Task - Please quote the material exactly, every line of it.

-- -- --

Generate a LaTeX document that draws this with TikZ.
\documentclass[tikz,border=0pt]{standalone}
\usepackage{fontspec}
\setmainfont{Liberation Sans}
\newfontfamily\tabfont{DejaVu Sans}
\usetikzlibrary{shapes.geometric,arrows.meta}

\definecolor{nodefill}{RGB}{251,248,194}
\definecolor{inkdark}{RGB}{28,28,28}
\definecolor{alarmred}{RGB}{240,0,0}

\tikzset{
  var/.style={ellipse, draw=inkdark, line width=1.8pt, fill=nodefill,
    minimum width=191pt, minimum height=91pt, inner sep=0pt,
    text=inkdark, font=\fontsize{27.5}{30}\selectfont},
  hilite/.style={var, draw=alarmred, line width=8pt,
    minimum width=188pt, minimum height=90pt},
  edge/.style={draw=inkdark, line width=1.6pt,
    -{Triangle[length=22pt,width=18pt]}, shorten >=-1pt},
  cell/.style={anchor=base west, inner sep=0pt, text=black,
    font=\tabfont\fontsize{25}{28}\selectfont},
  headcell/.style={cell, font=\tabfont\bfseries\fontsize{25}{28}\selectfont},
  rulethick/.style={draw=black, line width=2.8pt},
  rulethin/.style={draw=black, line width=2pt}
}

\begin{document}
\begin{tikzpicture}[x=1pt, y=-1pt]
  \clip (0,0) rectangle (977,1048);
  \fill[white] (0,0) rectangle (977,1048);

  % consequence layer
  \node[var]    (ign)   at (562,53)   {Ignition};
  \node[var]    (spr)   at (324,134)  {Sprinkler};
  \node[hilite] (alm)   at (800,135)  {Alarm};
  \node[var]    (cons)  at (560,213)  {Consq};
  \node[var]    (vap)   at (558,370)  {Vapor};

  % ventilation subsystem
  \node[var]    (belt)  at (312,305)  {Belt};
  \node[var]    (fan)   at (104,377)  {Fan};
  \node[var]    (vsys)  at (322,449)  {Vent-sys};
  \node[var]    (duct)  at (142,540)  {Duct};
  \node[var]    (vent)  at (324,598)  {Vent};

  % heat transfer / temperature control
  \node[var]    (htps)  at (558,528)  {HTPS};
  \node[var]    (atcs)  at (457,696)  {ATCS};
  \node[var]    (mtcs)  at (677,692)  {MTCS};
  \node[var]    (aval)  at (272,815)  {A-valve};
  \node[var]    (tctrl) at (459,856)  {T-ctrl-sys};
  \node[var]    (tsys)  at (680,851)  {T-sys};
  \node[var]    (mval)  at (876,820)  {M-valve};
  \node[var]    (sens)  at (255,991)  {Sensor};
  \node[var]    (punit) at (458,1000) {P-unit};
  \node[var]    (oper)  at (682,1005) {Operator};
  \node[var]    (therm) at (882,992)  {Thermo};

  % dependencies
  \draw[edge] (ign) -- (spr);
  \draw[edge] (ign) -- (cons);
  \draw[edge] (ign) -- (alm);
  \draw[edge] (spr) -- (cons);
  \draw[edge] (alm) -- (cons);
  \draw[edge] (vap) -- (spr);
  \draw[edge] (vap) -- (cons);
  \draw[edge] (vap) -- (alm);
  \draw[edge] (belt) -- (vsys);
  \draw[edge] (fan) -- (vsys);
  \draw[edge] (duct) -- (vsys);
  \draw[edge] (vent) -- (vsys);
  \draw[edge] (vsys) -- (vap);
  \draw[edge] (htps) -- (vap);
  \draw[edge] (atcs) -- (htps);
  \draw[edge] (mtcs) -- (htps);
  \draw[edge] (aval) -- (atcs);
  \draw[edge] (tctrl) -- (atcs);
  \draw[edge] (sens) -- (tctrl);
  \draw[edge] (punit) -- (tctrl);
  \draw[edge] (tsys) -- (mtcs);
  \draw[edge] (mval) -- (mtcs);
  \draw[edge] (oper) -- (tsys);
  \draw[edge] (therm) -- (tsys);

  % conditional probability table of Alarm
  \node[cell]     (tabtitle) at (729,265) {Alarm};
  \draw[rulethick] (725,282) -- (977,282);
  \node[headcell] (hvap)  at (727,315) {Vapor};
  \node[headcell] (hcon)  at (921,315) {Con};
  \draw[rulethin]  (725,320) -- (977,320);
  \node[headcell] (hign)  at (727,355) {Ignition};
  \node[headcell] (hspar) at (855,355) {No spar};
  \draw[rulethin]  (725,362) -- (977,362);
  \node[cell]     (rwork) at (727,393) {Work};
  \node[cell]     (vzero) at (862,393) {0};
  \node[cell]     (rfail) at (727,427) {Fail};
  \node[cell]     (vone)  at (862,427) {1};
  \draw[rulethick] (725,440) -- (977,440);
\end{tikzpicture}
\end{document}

-- -- --

Expected output -
Generate a LaTeX document that draws this with TikZ.
\documentclass[tikz,border=0pt]{standalone}
\usepackage{fontspec}
\setmainfont{Liberation Sans}
\newfontfamily\tabfont{DejaVu Sans}
\usetikzlibrary{shapes.geometric,arrows.meta}

\definecolor{nodefill}{RGB}{251,248,194}
\definecolor{inkdark}{RGB}{28,28,28}
\definecolor{alarmred}{RGB}{240,0,0}

\tikzset{
  var/.style={ellipse, draw=inkdark, line width=1.8pt, fill=nodefill,
    minimum width=191pt, minimum height=91pt, inner sep=0pt,
    text=inkdark, font=\fontsize{27.5}{30}\selectfont},
  hilite/.style={var, draw=alarmred, line width=8pt,
    minimum width=188pt, minimum height=90pt},
  edge/.style={draw=inkdark, line width=1.6pt,
    -{Triangle[length=22pt,width=18pt]}, shorten >=-1pt},
  cell/.style={anchor=base west, inner sep=0pt, text=black,
    font=\tabfont\fontsize{25}{28}\selectfont},
  headcell/.style={cell, font=\tabfont\bfseries\fontsize{25}{28}\selectfont},
  rulethick/.style={draw=black, line width=2.8pt},
  rulethin/.style={draw=black, line width=2pt}
}

\begin{document}
\begin{tikzpicture}[x=1pt, y=-1pt]
  \clip (0,0) rectangle (977,1048);
  \fill[white] (0,0) rectangle (977,1048);

  % consequence layer
  \node[var]    (ign)   at (562,53)   {Ignition};
  \node[var]    (spr)   at (324,134)  {Sprinkler};
  \node[hilite] (alm)   at (800,135)  {Alarm};
  \node[var]    (cons)  at (560,213)  {Consq};
  \node[var]    (vap)   at (558,370)  {Vapor};

  % ventilation subsystem
  \node[var]    (belt)  at (312,305)  {Belt};
  \node[var]    (fan)   at (104,377)  {Fan};
  \node[var]    (vsys)  at (322,449)  {Vent-sys};
  \node[var]    (duct)  at (142,540)  {Duct};
  \node[var]    (vent)  at (324,598)  {Vent};

  % heat transfer / temperature control
  \node[var]    (htps)  at (558,528)  {HTPS};
  \node[var]    (atcs)  at (457,696)  {ATCS};
  \node[var]    (mtcs)  at (677,692)  {MTCS};
  \node[var]    (aval)  at (272,815)  {A-valve};
  \node[var]    (tctrl) at (459,856)  {T-ctrl-sys};
  \node[var]    (tsys)  at (680,851)  {T-sys};
  \node[var]    (mval)  at (876,820)  {M-valve};
  \node[var]    (sens)  at (255,991)  {Sensor};
  \node[var]    (punit) at (458,1000) {P-unit};
  \node[var]    (oper)  at (682,1005) {Operator};
  \node[var]    (therm) at (882,992)  {Thermo};

  % dependencies
  \draw[edge] (ign) -- (spr);
  \draw[edge] (ign) -- (cons);
  \draw[edge] (ign) -- (alm);
  \draw[edge] (spr) -- (cons);
  \draw[edge] (alm) -- (cons);
  \draw[edge] (vap) -- (spr);
  \draw[edge] (vap) -- (cons);
  \draw[edge] (vap) -- (alm);
  \draw[edge] (belt) -- (vsys);
  \draw[edge] (fan) -- (vsys);
  \draw[edge] (duct) -- (vsys);
  \draw[edge] (vent) -- (vsys);
  \draw[edge] (vsys) -- (vap);
  \draw[edge] (htps) -- (vap);
  \draw[edge] (atcs) -- (htps);
  \draw[edge] (mtcs) -- (htps);
  \draw[edge] (aval) -- (atcs);
  \draw[edge] (tctrl) -- (atcs);
  \draw[edge] (sens) -- (tctrl);
  \draw[edge] (punit) -- (tctrl);
  \draw[edge] (tsys) -- (mtcs);
  \draw[edge] (mval) -- (mtcs);
  \draw[edge] (oper) -- (tsys);
  \draw[edge] (therm) -- (tsys);

  % conditional probability table of Alarm
  \node[cell]     (tabtitle) at (729,265) {Alarm};
  \draw[rulethick] (725,282) -- (977,282);
  \node[headcell] (hvap)  at (727,315) {Vapor};
  \node[headcell] (hcon)  at (921,315) {Con};
  \draw[rulethin]  (725,320) -- (977,320);
  \node[headcell] (hign)  at (727,355) {Ignition};
  \node[headcell] (hspar) at (855,355) {No spar};
  \draw[rulethin]  (725,362) -- (977,362);
  \node[cell]     (rwork) at (727,393) {Work};
  \node[cell]     (vzero) at (862,393) {0};
  \node[cell]     (rfail) at (727,427) {Fail};
  \node[cell]     (vone)  at (862,427) {1};
  \draw[rulethick] (725,440) -- (977,440);
\end{tikzpicture}
\end{document}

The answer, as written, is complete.